なるほど、よくわかったけど、それが決定づける要因になるとは思えない。

「もう少し踏み込むと、ボール保持者は相手を引きつけて動かしてスペースを作りたいけど、守備者はレベルと強度が上がるにつれて、その難易度が上がってくる。簡単に動いてくれない。また一方でボールのルートを制限してコントロールしようとしてくる」

たしかに、カタールは、最適な配置を探して、整理されたプレーを試みていたけど、相手を動かすという点においては、少し物足りない部分が多かった。サイドチェンジもあまり効果的でなかった。かといって、相手に近づかれる事に対する耐性が低かった。つまり、引っかかる。相手を動かせない。ギリギリまで待てない。パウサ。

「そう。強度に対する耐性が足りなかった。もちろん、自分たちの強度も足りなかった。奪えそうで奪えない。ご存知の通り、練度は高かったんやけどな。そら所属リーグやクラブはみんなほとんど同じやねんから。」

それで日常と。ネーションズリーグはカネの力で参戦出来なくもなさそうだが。

「それに、懐に収めてプレーできる選手は、選択肢を多く持ってプレーできる。相手から届かない位置にボールを置きつつ、プレーを相手に読ませない。そこに相手に対する正しい配置も加われば、味方に時間とスペースをデリバリーできる。」

デリバリーといえば、コスタリカ戦の時のピザ屋は注文入りまくってパンク状態だったらしい。

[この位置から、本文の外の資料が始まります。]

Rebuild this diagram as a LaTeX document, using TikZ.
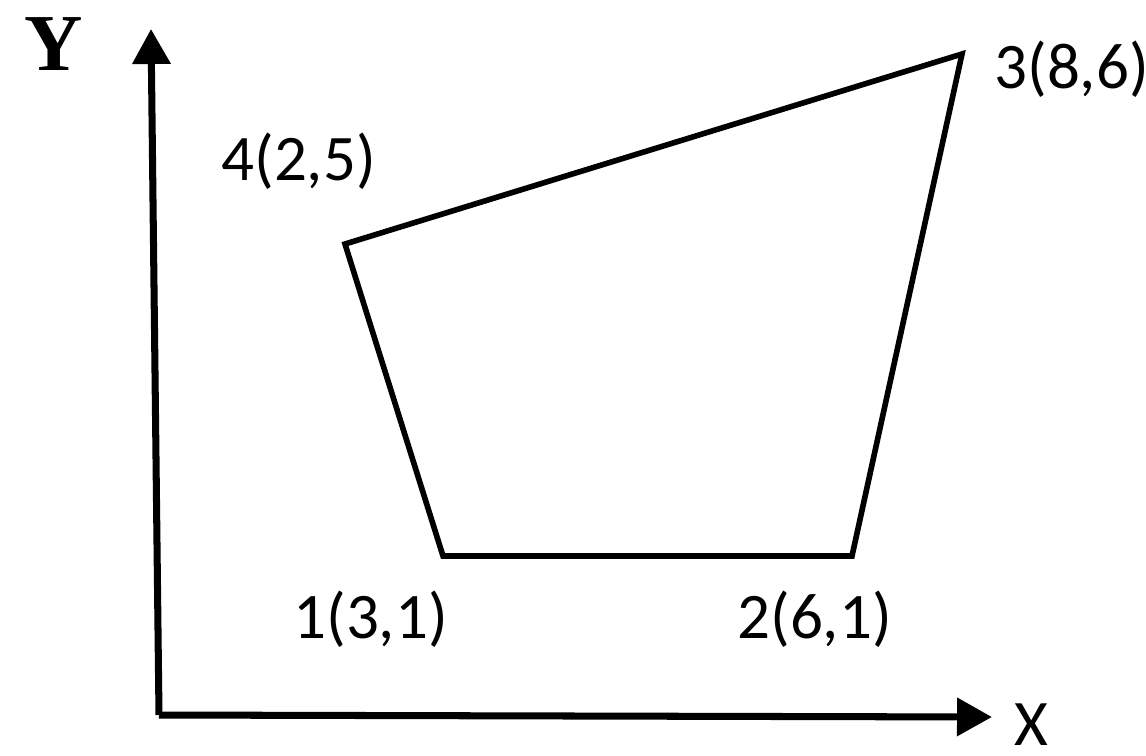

「時間とスペースは、サッカーを考える上では絶対に外せないからな。だから相手との配置の噛み合わせによるズレは大切になるし、そのズレを最大化する上でボールをどこに置いてプレーするかは必須の個人戦術になる。蹴球計画で出ていた正しいインサイドキックやら、正対もそれに当たる」

そういえばさ、カタールの試合だけど、育成年代でも似たような現象よくあるよ。日常の経験値がエグいけど雑なチームと、丁寧だがコネクションに乏しく、日常の経験値が低いチームとの試合。結果は想像通りで。小学生に限っての話だけど、4年、5年くらいまでは勝てる。6年くらいになると、フィジカルレベルが上がり、配置のズレを強さと速さでなんとかできるようになる。逆っぽいけど、フィジカル差がエグいのは実は6年という。

「そういうチームが外に出て行きだしたら怖いと思うで。」

それは思う。セネガルは自国のリーグのレベルは知らないけど、ヨーロッパのリーグへ選手を輩出する事によって日常を体感させてる。カタールはどうするのか。そういえば日本代表も、なかなかの日常を経験してると思うけどな。

「あれや、クラブと代表は違うって言うやん」

おい。

「まあ、日常の強度が高いからといって、勝手に強度耐性が身につくわけではないからな。ただ、直ぐにボール失ってばかりの選手は使われない。そういう事やん。」

先ずは海外行くなら試合に出られるように頑張れって事やな。行かせないにしても、なんとかして体験する日常のレベルを上げていかねばならん。まあ別に国内でも上手い選手、やれる選手なんていくらでもいるし。家長とか超上手いやん。一応パイセンやわ。

「とにかく、今後カタールがどのように発展を遂げていくのかは楽しみや。まさかこれでアカデミーが頓挫するとは思えない。また、日本の脅威であり続けるやろうし」

結論は出てないけど。まあ課題は、どのように日常を経験させていくかとしておくわけか。
それに、今回の3試合で全てを無しにする必要もないか。
そんなこんなで、最終節を迎えるわけか。ファンハールがカタールに対して、どのような問いを出してくるのか、これもまた楽しみやな。

「ところで、図を一つも使ってないな。大丈夫か?凄く見辛いぞ。」

これもまた良いだろ。ではまた。